- [Supplied material]:
---

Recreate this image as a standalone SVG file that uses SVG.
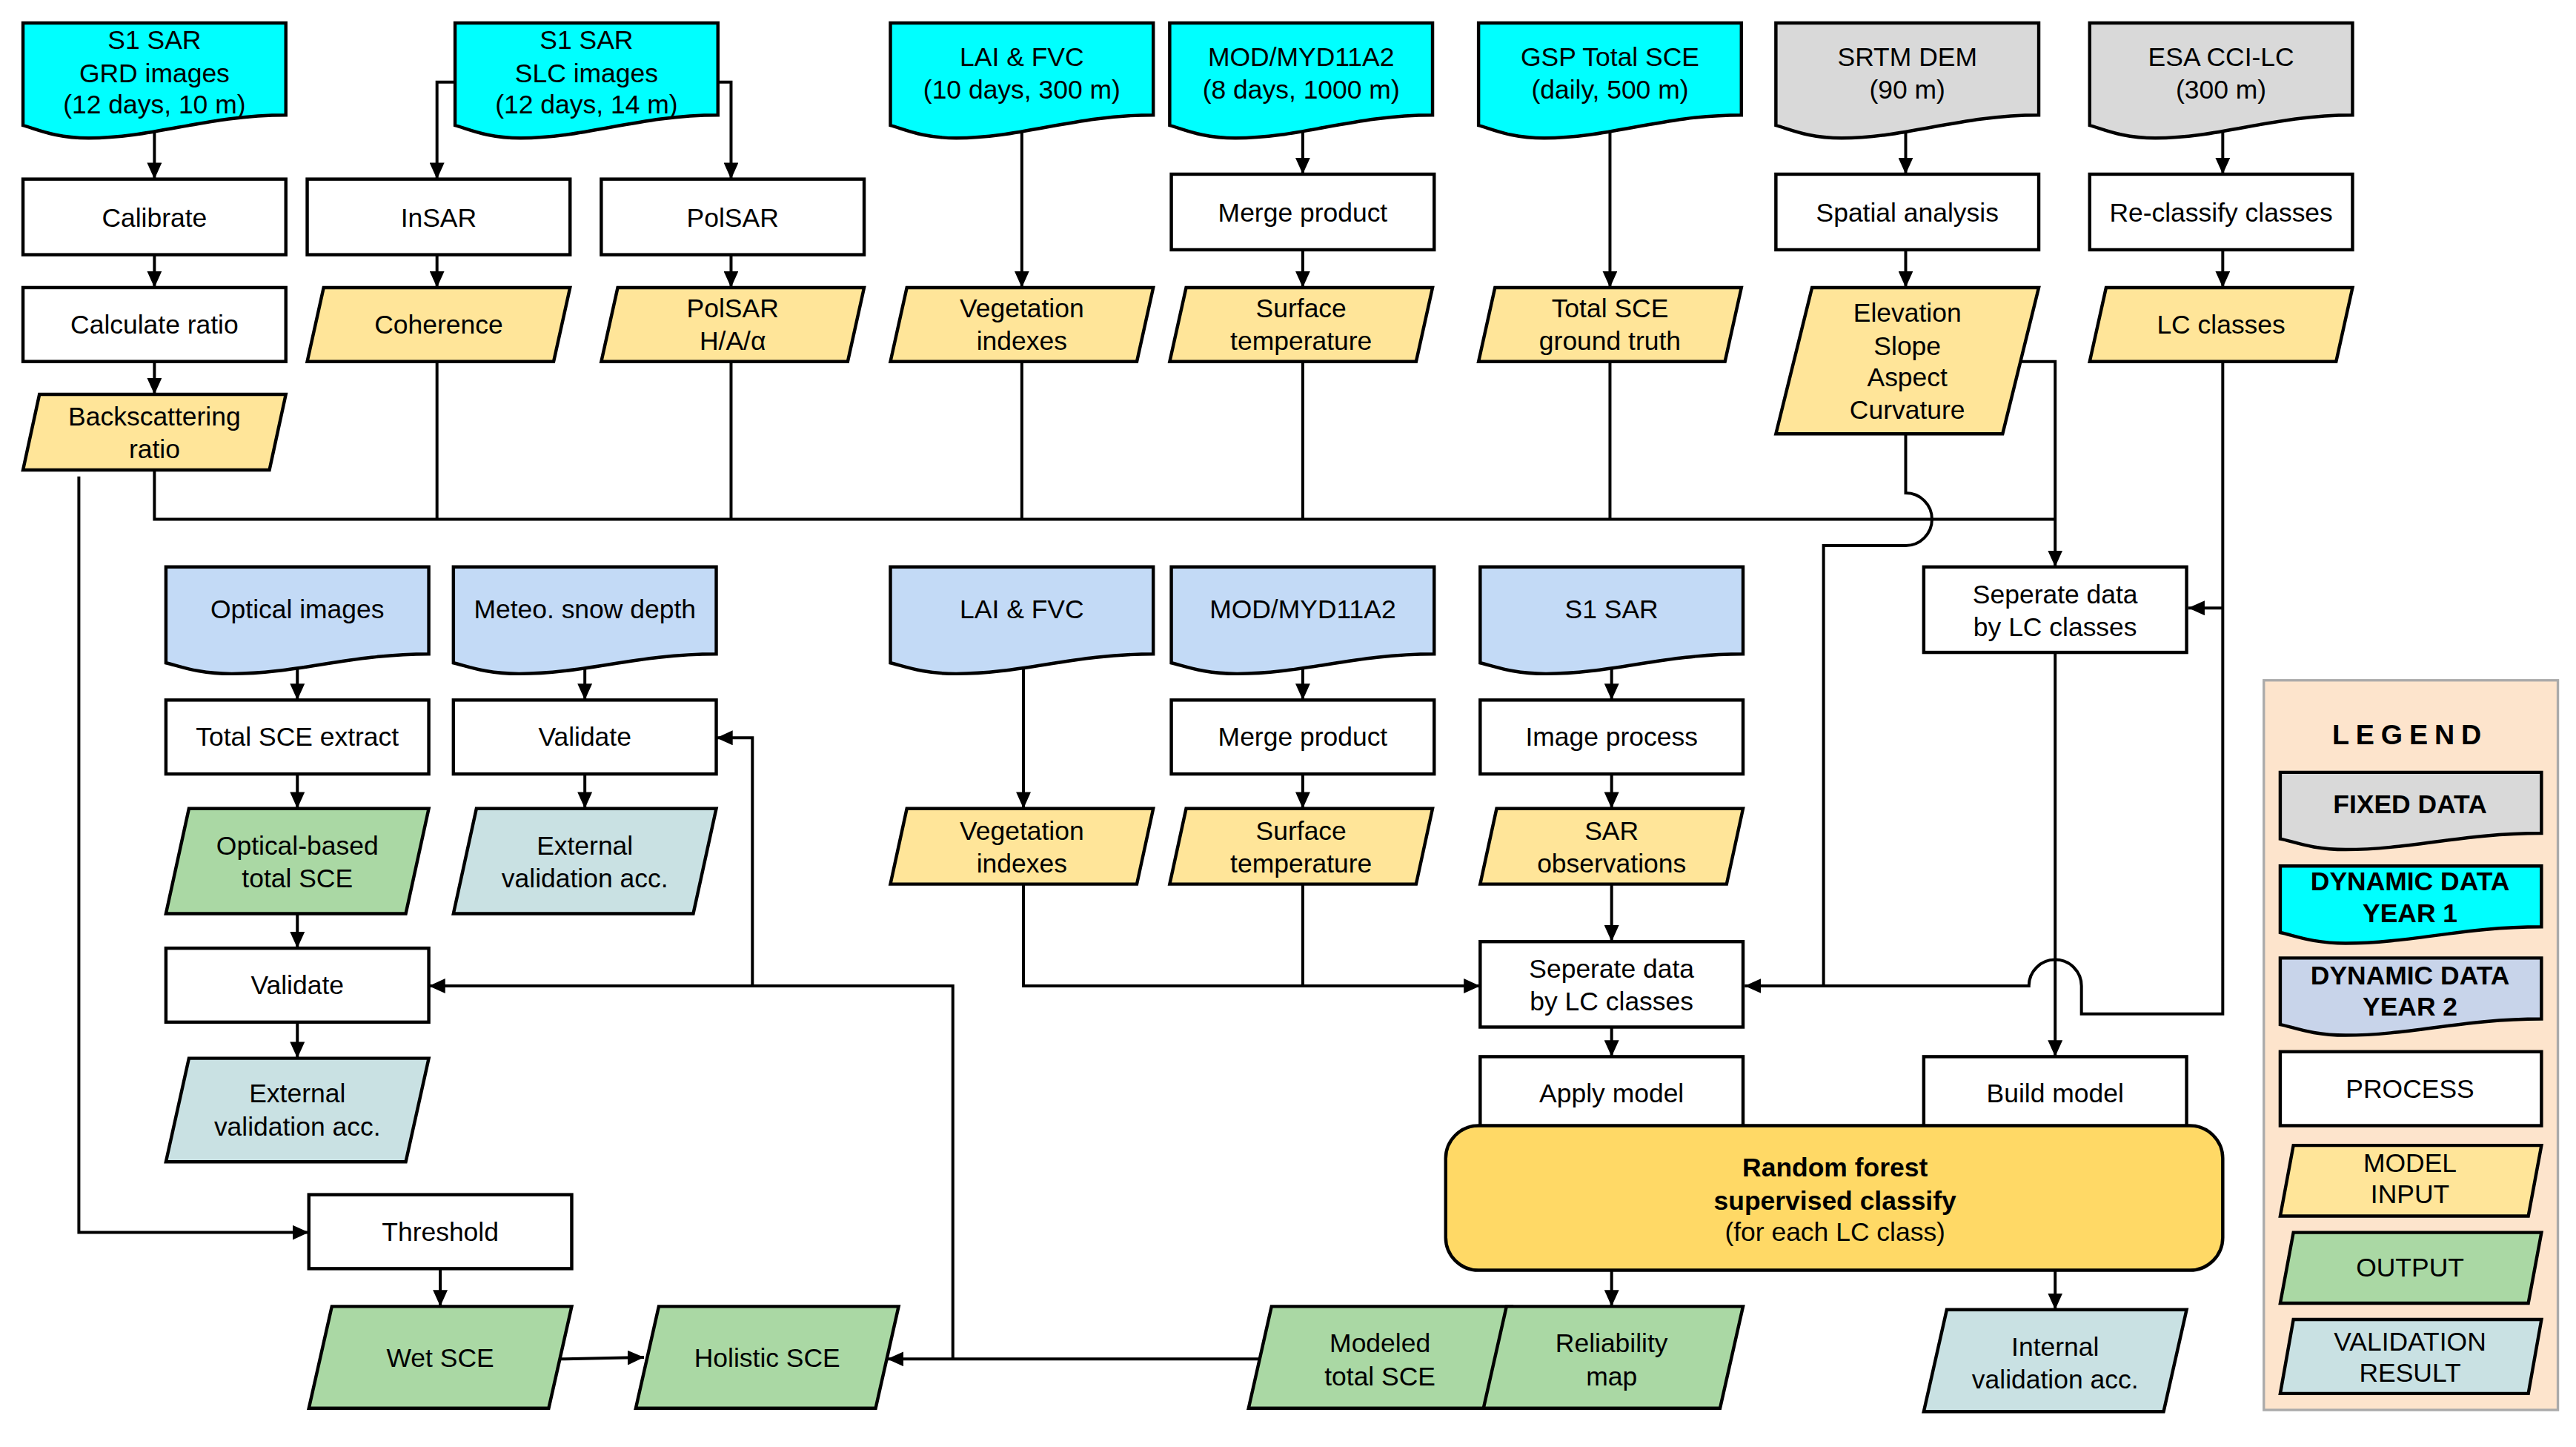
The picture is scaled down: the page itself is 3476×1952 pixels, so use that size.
<svg xmlns="http://www.w3.org/2000/svg" width="3476" height="1952" viewBox="0 0 3476 1952">
<defs>
<marker id="ar" markerWidth="10" markerHeight="9" refX="10" refY="4.5" orient="auto" markerUnits="userSpaceOnUse"><path d="M0,0 L10,4.5 L0,9 Z" fill="#000"/></marker>
<style>
.s{stroke:#000;stroke-width:2}
.p{fill:#fff}.cy{fill:#00ffff}.gr{fill:#d9d9d9}.bl{fill:#c3daf6}.b2{fill:#c8d4ea}.ye{fill:#ffe599}.gn{fill:#aad8a4}.va{fill:#c9e1e3}.rf{fill:#ffd966}
text{font-family:"Liberation Sans",Arial,sans-serif;font-size:16px;text-anchor:middle;fill:#000}
.bd{font-weight:bold}
#conn path{fill:none;stroke:#000;stroke-width:1.8}
.a{marker-end:url(#ar)}
</style>
</defs>
<rect width="3476" height="1952" fill="#fff"/>
<g transform="scale(2.2168)">
<g id="legend">
<rect x="1378" y="414" width="179" height="444" fill="#fde4cc" stroke="#aaa" stroke-width="1.5"/>
<text x="1467" y="453" class="bd" style="font-size:17px;letter-spacing:4px">LEGEND</text>
<path class="s gr" d="M1388 470 H1547 V507 C1499.3 507 1467.5 517 1427.8 517 C1407.1 517 1396 512 1388 510.5 Z"/>
<text x="1467" y="495" class="bd">FIXED DATA</text>
<path class="s cy" d="M1388 527 H1547 V564 C1499.3 564 1467.5 574 1427.8 574 C1407.1 574 1396 569 1388 567.5 Z"/>
<text x="1467" y="542" class="bd">DYNAMIC DATA</text><text x="1467" y="561" class="bd">YEAR 1</text>
<path class="s b2" d="M1388 583 H1547 V620 C1499.3 620 1467.5 630 1427.8 630 C1407.1 630 1396 625 1388 623.5 Z"/>
<text x="1467" y="599" class="bd">DYNAMIC DATA</text><text x="1467" y="618" class="bd">YEAR 2</text>
<rect class="s p" x="1388" y="640" width="159" height="45"/>
<text x="1467" y="668">PROCESS</text>
<path class="s ye" d="M1396 697 H1547 L1539 740 H1388 Z"/>
<text x="1467" y="713">MODEL</text><text x="1467" y="732">INPUT</text>
<path class="s gn" d="M1396 750 H1547 L1539 793 H1388 Z"/>
<text x="1467" y="777">OUTPUT</text>
<path class="s va" d="M1396 803 H1547 L1539 848 H1388 Z"/>
<text x="1467" y="822">VALIDATION</text><text x="1467" y="841">RESULT</text>
</g>
<g id="conn">
<path class="a" d="M94 80 V109"/><path class="a" d="M94 155 V175"/><path class="a" d="M94 220 V240"/>
<path class="a" d="M277 50 H266 V109"/><path class="a" d="M437 50 H445 V109"/>
<path class="a" d="M266 155 V175"/><path class="a" d="M445 155 V175"/>
<path class="a" d="M622 80 V175"/>
<path class="a" d="M793 80 V106"/><path class="a" d="M793 152 V175"/>
<path class="a" d="M980 80 V175"/>
<path class="a" d="M1160 80 V106"/><path class="a" d="M1160 152 V175"/>
<path class="a" d="M1353 80 V106"/><path class="a" d="M1353 152 V175"/>
<path d="M94 286 V316 H1251"/>
<path d="M266 220 V316 M445 220 V316 M622 220 V316 M793 220 V316 M980 220 V316"/>
<path class="a" d="M1230 220 H1251 V345"/>
<path class="a" d="M1160 264 V300 A16 16 0 0 1 1160 332 H1110 V600 H1062"/>
<path d="M1353 220 V617 H1267 V600 A16 16 0 0 0 1235 600 H1110"/>
<path class="a" d="M1353 370 H1332"/>
<path class="a" d="M48 290 V750 H188"/>
<path class="a" d="M1251 397 V643"/>
<path class="a" d="M181 405 V426"/><path class="a" d="M181 471 V492"/><path class="a" d="M181 556 V577"/><path class="a" d="M181 622 V644"/>
<path class="a" d="M356 405 V426"/><path class="a" d="M356 471 V492"/>
<path class="a" d="M623 405 V492"/>
<path class="a" d="M793 405 V426"/><path class="a" d="M793 471 V492"/>
<path class="a" d="M981 405 V426"/><path class="a" d="M981 471 V492"/><path class="a" d="M981 538 V573"/>
<path class="a" d="M623 538 V600 H901"/><path d="M793 538 V600"/>
<path class="a" d="M981 625 V643"/>
<path class="a" d="M981 773 V795"/><path class="a" d="M1251 773 V797"/>
<path class="a" d="M268 772 V795"/>
<path class="a" d="M341 827 L392 826"/>
<path class="a" d="M766 827 H540"/>
<path class="a" d="M580 827 V600 H261"/>
<path class="a" d="M458 600 V449 H436"/>
</g>
<g id="n_grd"><path class="s cy" d="M14 14 H174 V70 C126 70 94 84 54 84 C33.2 84 22 78.4 14 76.3 Z"/><text x="94" y="30">S1 SAR</text><text x="94" y="50">GRD images</text><text x="94" y="69">(12 days, 10 m)</text></g>
<g id="n_slc"><path class="s cy" d="M277 14 H437 V70 C389 70 357 84 317 84 C296.2 84 285 78.4 277 76.3 Z"/><text x="357" y="30">S1 SAR</text><text x="357" y="50">SLC images</text><text x="357" y="69">(12 days, 14 m)</text></g>
<g id="n_lai1"><path class="s cy" d="M542 14 H702 V70 C654 70 622 84 582 84 C561.2 84 550 78.4 542 76.3 Z"/><text x="622" y="40">LAI &amp; FVC</text><text x="622" y="60">(10 days, 300 m)</text></g>
<g id="n_mod1"><path class="s cy" d="M712 14 H872 V70 C824 70 792 84 752 84 C731.2 84 720 78.4 712 76.3 Z"/><text x="792" y="40">MOD/MYD11A2</text><text x="792" y="60">(8 days, 1000 m)</text></g>
<g id="n_gsp"><path class="s cy" d="M900 14 H1060 V70 C1012 70 980 84 940 84 C919.2 84 908 78.4 900 76.3 Z"/><text x="980" y="40">GSP Total SCE</text><text x="980" y="60">(daily, 500 m)</text></g>
<g id="n_srtm"><path class="s gr" d="M1081 14 H1241 V70 C1193 70 1161 84 1121 84 C1100.2 84 1089 78.4 1081 76.3 Z"/><text x="1161" y="40">SRTM DEM</text><text x="1161" y="60">(90 m)</text></g>
<g id="n_esa"><path class="s gr" d="M1272 14 H1432 V70 C1384 70 1352 84 1312 84 C1291.2 84 1280 78.4 1272 76.3 Z"/><text x="1352" y="40">ESA CCI-LC</text><text x="1352" y="60">(300 m)</text></g>
<g id="n_cal"><rect class="s p" x="14" y="109" width="160" height="46"/><text x="94" y="138">Calibrate</text></g>
<g id="n_insar"><rect class="s p" x="187" y="109" width="160" height="46"/><text x="267" y="138">InSAR</text></g>
<g id="n_polsar"><rect class="s p" x="366" y="109" width="160" height="46"/><text x="446" y="138">PolSAR</text></g>
<g id="n_merge1"><rect class="s p" x="713" y="106" width="160" height="46"/><text x="793" y="135">Merge product</text></g>
<g id="n_spat"><rect class="s p" x="1081" y="106" width="160" height="46"/><text x="1161" y="135">Spatial analysis</text></g>
<g id="n_recl"><rect class="s p" x="1272" y="106" width="160" height="46"/><text x="1352" y="135">Re-classify classes</text></g>
<g id="n_calc"><rect class="s p" x="14" y="175" width="160" height="45"/><text x="94" y="203">Calculate ratio</text></g>
<g id="n_coh"><path class="s ye" d="M197 175 H347 L337 220 H187 Z"/><text x="267" y="203">Coherence</text></g>
<g id="n_haa"><path class="s ye" d="M376 175 H526 L516 220 H366 Z"/><text x="446" y="193">PolSAR</text><text x="446" y="213">H/A/α</text></g>
<g id="n_veg1"><path class="s ye" d="M552 175 H702 L692 220 H542 Z"/><text x="622" y="193">Vegetation</text><text x="622" y="213">indexes</text></g>
<g id="n_st1"><path class="s ye" d="M722 175 H872 L862 220 H712 Z"/><text x="792" y="193">Surface</text><text x="792" y="213">temperature</text></g>
<g id="n_tsce"><path class="s ye" d="M910 175 H1060 L1050 220 H900 Z"/><text x="980" y="193">Total SCE</text><text x="980" y="213">ground truth</text></g>
<g id="n_elev"><path class="s ye" d="M1103 175 H1241 L1219 264 H1081 Z"/><text x="1161" y="196">Elevation</text><text x="1161" y="216">Slope</text><text x="1161" y="235">Aspect</text><text x="1161" y="255">Curvature</text></g>
<g id="n_lc"><path class="s ye" d="M1282 175 H1432 L1422 220 H1272 Z"/><text x="1352" y="203">LC classes</text></g>
<g id="n_back"><path class="s ye" d="M24 240 H174 L164 286 H14 Z"/><text x="94" y="259">Backscattering</text><text x="94" y="279">ratio</text></g>
<g id="n_sep1"><rect class="s p" x="1171" y="345" width="160" height="52"/><text x="1251" y="367">Seperate data</text><text x="1251" y="387">by LC classes</text></g>
<g id="n_opt"><path class="s bl" d="M101 345 H261 V398 C213 398 181 410 141 410 C120.2 410 109 405.2 101 403.4 Z"/><text x="181" y="376">Optical images</text></g>
<g id="n_met"><path class="s bl" d="M276 345 H436 V398 C388 398 356 410 316 410 C295.2 410 284 405.2 276 403.4 Z"/><text x="356" y="376">Meteo. snow depth</text></g>
<g id="n_lai2"><path class="s bl" d="M542 345 H702 V398 C654 398 622 410 582 410 C561.2 410 550 405.2 542 403.4 Z"/><text x="622" y="376">LAI &amp; FVC</text></g>
<g id="n_mod2"><path class="s bl" d="M713 345 H873 V398 C825 398 793 410 753 410 C732.2 410 721 405.2 713 403.4 Z"/><text x="793" y="376">MOD/MYD11A2</text></g>
<g id="n_s1"><path class="s bl" d="M901 345 H1061 V398 C1013 398 981 410 941 410 C920.2 410 909 405.2 901 403.4 Z"/><text x="981" y="376">S1 SAR</text></g>
<g id="n_tse"><rect class="s p" x="101" y="426" width="160" height="45"/><text x="181" y="454">Total SCE extract</text></g>
<g id="n_val1"><rect class="s p" x="276" y="426" width="160" height="45"/><text x="356" y="454">Validate</text></g>
<g id="n_merge2"><rect class="s p" x="713" y="426" width="160" height="45"/><text x="793" y="454">Merge product</text></g>
<g id="n_imgp"><rect class="s p" x="901" y="426" width="160" height="45"/><text x="981" y="454">Image process</text></g>
<g id="n_optsce"><path class="s gn" d="M115 492 H261 L247 556 H101 Z"/><text x="181" y="520">Optical-based</text><text x="181" y="540">total SCE</text></g>
<g id="n_ext1"><path class="s va" d="M290 492 H436 L422 556 H276 Z"/><text x="356" y="520">External</text><text x="356" y="540">validation acc.</text></g>
<g id="n_veg2"><path class="s ye" d="M552 492 H702 L692 538 H542 Z"/><text x="622" y="511">Vegetation</text><text x="622" y="531">indexes</text></g>
<g id="n_st2"><path class="s ye" d="M722 492 H872 L862 538 H712 Z"/><text x="792" y="511">Surface</text><text x="792" y="531">temperature</text></g>
<g id="n_sarobs"><path class="s ye" d="M911 492 H1061 L1051 538 H901 Z"/><text x="981" y="511">SAR</text><text x="981" y="531">observations</text></g>
<g id="n_val2"><rect class="s p" x="101" y="577" width="160" height="45"/><text x="181" y="605">Validate</text></g>
<g id="n_sep2"><rect class="s p" x="901" y="573" width="160" height="52"/><text x="981" y="595">Seperate data</text><text x="981" y="615">by LC classes</text></g>
<g id="n_ext2"><path class="s va" d="M115 644 H261 L247 707 H101 Z"/><text x="181" y="671">External</text><text x="181" y="691">validation acc.</text></g>
<g id="n_apply"><rect class="s p" x="901" y="643" width="160" height="48"/><text x="981" y="671">Apply model</text></g>
<g id="n_build"><rect class="s p" x="1171" y="643" width="160" height="48"/><text x="1251" y="671">Build model</text></g>
<g id="n_rf"><rect class="s rf" x="880" y="685" width="473" height="88" rx="20"/><text x="1117" y="716" class="bd">Random forest</text><text x="1117" y="736" class="bd">supervised classify</text><text x="1117" y="755">(for each LC class)</text></g>
<g id="n_thr"><rect class="s p" x="188" y="727" width="160" height="45"/><text x="268" y="755">Threshold</text></g>
<g id="n_wet"><path class="s gn" d="M202 795 H348 L334 857 H188 Z"/><text x="268" y="832">Wet SCE</text></g>
<g id="n_hol"><path class="s gn" d="M401 795 H547 L533 857 H387 Z"/><text x="467" y="832">Holistic SCE</text></g>
<g id="n_mod"><path class="s gn" d="M774 795 H920 L906 857 H760 Z"/><text x="840" y="823">Modeled</text><text x="840" y="843">total SCE</text></g>
<g id="n_rel"><path class="s gn" d="M917 795 H1061 L1047 857 H903 Z"/><text x="981" y="823">Reliability</text><text x="981" y="843">map</text></g>
<g id="n_int"><path class="s va" d="M1185 797 H1331 L1317 859 H1171 Z"/><text x="1251" y="825">Internal</text><text x="1251" y="845">validation acc.</text></g>
</g>
</svg>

---

Extract each line from the listing that holds the word "size".

The picture is scaled down: the page itself is 3476×1952 pixels, so use that size.
text{font-family:"Liberation Sans",Arial,sans-serif;font-size:16px;text-anchor:middle;fill:#000}
<text x="1467" y="453" class="bd" style="font-size:17px;letter-spacing:4px">LEGEND</text>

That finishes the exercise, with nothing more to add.